4. Likewise, when the valid and invalid parts of a statute are independent and do not form part of a scheme but what is left after omitting the invalid portion is so thin and truncated as to be in substance different from what it was when it emerged out of the legislature, then also it will be rejected in its entirety.

5. The reparability of the valid and invalid provision of a statute does not depend on whether the law is enacted in the same section or different sections (Vide Coley’s Constitutional Limitations, Vol. I, pp. 361-362), it is not the form, but the substance of the matter that is material, and that has to be ascertained on an examination of the Act as a whole and of the setting of the relevant provision therein.

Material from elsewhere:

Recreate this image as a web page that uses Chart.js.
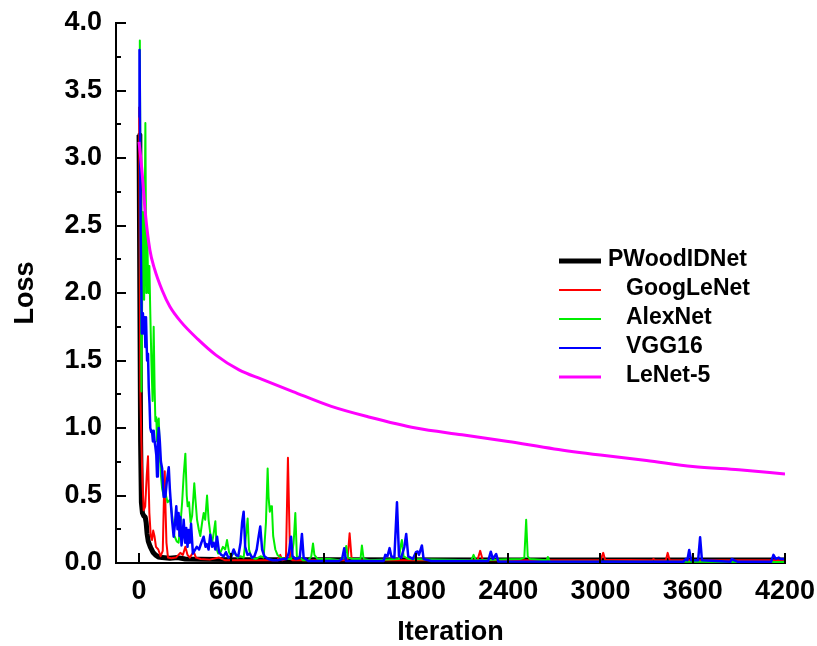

6. If after the invalid portion is expunged from the statute what remains cannot be enforced without making alterations and modifications therein, then the whole of if must be struck down as void, as otherwise it will amount to judicial legislation.

7. In determining the legislative intent on the question of severability, it will be legitimate to take into account the history of legislation, its object, the title and the preamble to it.

REMARKS

Intention of the legislature will determine whether the valid part of a statute is severable from the invalid parts. If the valid and invalid provisions are so inseparably mixed up that they cannot be separated from another, then the irrationality of a portion must result in the invalidity of the Act in its whole. On the other hand, if they are so distinct and separate that after striking out what is invalid what remains is itself a complete code independent of the rest, then it will be upheld notwithstanding that the rest had become unenforceable.

Courts would be reluctant to declare a law invalid or ultra vires on account of unconstitutionality. Courts would accept an interpretation, which would be in favour of constitutionality rather than the one which would render the law unconstitutional. The court can resort to reading down a law in order to save it from being rendered unconstitutional. But while doing so, it cannot change the essence of the law and create a new law which in its opinion is more desirable.